DIRECTIONS: Copy only this: the line containing "Convert this chart to matplotlib code.", the line containing "from matplotlib.patches import Rectangle", and every line between them, exactly as written.

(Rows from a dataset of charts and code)
★ ★ ★ ★ ★
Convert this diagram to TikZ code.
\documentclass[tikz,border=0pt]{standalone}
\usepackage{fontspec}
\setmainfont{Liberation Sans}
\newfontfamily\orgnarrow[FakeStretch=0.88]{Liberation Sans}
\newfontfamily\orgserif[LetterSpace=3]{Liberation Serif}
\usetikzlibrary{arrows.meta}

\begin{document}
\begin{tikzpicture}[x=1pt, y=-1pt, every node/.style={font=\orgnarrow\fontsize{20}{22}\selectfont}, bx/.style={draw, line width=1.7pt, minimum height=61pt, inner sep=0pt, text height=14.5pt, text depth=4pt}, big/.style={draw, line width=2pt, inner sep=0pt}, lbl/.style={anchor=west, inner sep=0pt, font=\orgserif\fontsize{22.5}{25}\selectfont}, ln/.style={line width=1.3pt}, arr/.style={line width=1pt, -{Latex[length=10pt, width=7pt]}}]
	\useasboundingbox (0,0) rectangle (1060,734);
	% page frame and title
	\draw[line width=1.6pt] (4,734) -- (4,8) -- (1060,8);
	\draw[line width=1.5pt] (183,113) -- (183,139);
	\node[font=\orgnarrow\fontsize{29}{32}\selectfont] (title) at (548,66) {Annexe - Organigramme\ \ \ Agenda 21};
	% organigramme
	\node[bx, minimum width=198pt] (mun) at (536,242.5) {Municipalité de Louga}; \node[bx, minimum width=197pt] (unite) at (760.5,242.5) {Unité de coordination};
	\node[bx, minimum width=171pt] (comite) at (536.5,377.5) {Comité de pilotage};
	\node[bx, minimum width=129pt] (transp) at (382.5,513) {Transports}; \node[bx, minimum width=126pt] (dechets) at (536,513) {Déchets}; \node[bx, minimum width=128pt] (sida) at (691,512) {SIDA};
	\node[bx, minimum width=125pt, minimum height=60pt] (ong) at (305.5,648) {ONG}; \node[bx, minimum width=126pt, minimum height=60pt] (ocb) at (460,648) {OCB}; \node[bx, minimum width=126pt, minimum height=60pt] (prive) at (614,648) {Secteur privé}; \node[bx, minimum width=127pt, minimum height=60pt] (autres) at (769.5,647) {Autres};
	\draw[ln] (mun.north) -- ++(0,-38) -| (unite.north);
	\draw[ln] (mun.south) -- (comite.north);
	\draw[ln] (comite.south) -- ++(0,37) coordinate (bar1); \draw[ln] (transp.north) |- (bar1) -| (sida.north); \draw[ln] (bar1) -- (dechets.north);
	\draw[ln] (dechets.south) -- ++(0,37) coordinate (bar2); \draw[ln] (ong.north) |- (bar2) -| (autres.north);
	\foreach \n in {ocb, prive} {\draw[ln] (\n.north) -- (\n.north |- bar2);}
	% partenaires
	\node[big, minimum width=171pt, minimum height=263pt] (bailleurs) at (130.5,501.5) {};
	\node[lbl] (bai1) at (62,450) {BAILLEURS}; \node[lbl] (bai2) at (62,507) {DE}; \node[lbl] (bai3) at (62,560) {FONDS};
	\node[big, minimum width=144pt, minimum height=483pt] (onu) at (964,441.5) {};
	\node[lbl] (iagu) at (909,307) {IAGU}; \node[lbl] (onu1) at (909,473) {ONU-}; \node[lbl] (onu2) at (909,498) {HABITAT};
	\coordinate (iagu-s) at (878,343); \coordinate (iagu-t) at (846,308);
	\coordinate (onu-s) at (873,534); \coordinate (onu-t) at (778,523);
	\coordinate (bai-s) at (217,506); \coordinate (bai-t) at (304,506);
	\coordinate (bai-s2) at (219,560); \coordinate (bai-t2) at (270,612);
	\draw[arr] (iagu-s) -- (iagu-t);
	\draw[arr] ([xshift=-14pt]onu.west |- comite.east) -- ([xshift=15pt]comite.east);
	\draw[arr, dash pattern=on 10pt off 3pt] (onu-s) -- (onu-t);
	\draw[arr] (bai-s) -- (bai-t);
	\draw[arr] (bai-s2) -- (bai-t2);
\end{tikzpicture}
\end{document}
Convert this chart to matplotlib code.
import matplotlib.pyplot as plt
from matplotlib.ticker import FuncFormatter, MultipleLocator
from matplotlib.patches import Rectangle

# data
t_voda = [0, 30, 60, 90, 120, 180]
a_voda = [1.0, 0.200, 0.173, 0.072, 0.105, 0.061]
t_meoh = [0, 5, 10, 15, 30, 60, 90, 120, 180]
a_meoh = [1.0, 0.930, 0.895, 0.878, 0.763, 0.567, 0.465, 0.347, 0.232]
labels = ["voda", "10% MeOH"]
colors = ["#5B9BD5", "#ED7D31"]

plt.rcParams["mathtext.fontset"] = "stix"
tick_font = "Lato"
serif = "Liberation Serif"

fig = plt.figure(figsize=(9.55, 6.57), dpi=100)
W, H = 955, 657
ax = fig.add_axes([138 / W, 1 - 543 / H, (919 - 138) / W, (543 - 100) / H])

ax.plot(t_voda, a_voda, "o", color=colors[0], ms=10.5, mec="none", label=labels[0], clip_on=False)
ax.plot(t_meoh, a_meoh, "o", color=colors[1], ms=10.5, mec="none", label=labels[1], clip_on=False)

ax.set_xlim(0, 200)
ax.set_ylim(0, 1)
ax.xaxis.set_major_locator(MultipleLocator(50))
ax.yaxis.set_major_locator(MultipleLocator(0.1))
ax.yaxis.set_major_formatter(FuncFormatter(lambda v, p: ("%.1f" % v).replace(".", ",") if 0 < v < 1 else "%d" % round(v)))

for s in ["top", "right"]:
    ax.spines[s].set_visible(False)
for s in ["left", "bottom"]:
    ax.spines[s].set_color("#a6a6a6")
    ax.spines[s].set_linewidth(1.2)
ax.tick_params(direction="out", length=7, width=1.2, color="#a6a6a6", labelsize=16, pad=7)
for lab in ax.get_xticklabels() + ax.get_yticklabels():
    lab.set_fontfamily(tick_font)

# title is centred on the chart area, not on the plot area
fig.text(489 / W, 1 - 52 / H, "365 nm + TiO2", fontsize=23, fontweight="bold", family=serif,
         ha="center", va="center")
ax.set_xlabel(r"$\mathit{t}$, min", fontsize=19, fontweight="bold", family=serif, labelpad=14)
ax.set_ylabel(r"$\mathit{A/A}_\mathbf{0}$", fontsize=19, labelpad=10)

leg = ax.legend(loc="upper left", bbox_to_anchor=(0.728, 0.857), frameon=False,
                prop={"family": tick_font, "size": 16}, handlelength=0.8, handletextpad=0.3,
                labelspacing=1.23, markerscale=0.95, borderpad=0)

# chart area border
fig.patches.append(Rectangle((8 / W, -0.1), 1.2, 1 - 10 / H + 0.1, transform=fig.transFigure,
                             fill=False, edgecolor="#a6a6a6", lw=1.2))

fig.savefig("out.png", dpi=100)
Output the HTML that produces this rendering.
★ ★ ★ ★ ★
RESULT:
Convert this chart to matplotlib code.
import matplotlib.pyplot as plt
from matplotlib.ticker import FuncFormatter, MultipleLocator
from matplotlib.patches import Rectangle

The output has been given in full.